18 августа. Не ложился всю ночь, шлифовал ответную строчку Кактее. Привожу ее с полным сознанием выполненного долга. "Но разве не цветут и Кактусы? - пишу я. - И даже самое мрачное старческое чело проясняется, стоит упасть на него солнечному лучу!" Подписываться не стал, чтобы не отвлекать ее от смысла сказанного.
Так-то. А теперь мигом к сапожнику - потолковать насчет кредита. Пригласит меня Кактея, положим, на кофе - что ж мне к ней, в чулках, что ли, являться?
При нужде, как я сейчас заметил, разверстые мысы можно прихватить и бечевкой. Прогуталинить только как следует, и не будет заметно. Придется, правда, вышагивать с особенной осторожностью, но куда мне торопиться?
19 августа. С сапожником мне крепко повезло, оказалось, он поклонник альпийских фиалок.
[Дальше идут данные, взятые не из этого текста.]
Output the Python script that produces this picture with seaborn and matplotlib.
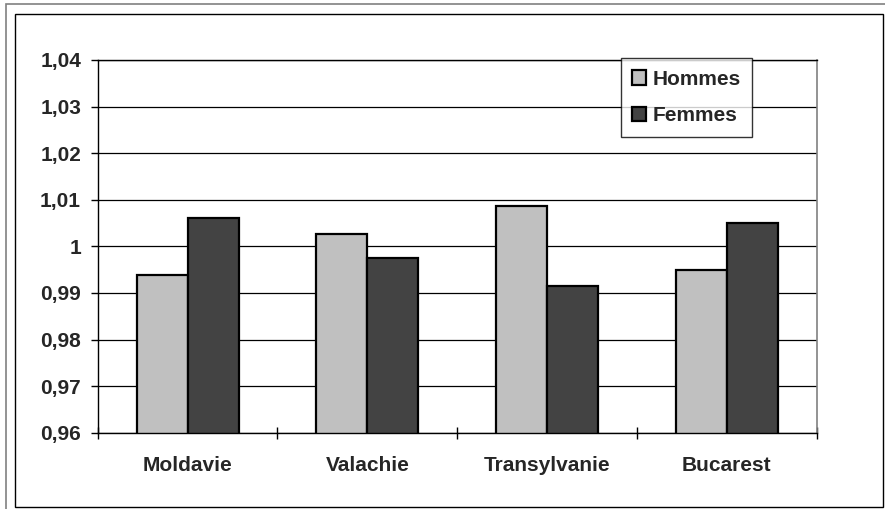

Сразу заспорили о новейших достижениях в их выращивании, да так увлеклись, что ему пришлось вывесить табличку на двери: "Закрыто по болезни". Он намерен, по его признанию, вернуть изнежившимся в условиях цивилизации экземплярам их сурово-первозданный альпийский вид. И то сказать, держит он свои фиалки сугубо по-спартански: в глиняных вазах, заполненных гравием и водруженных - на платяной шкаф в спальне, над которым висит альпийский пейзаж. Рядом полинявшее большое фото, запечатлевшее серебряную свадьбу сапожничьей четы. Сапожничиха меж тем и сама, как говорится, слиняла и получает в каждый узаконенный красный день по фиалке на могилу - из тех, что не вышли ростом. Она уже не раз, рассказывает сапожник, являлась ему во сне и горячо благодарила за фиалки. Думаю, ей важен символ, а не сами фиалки.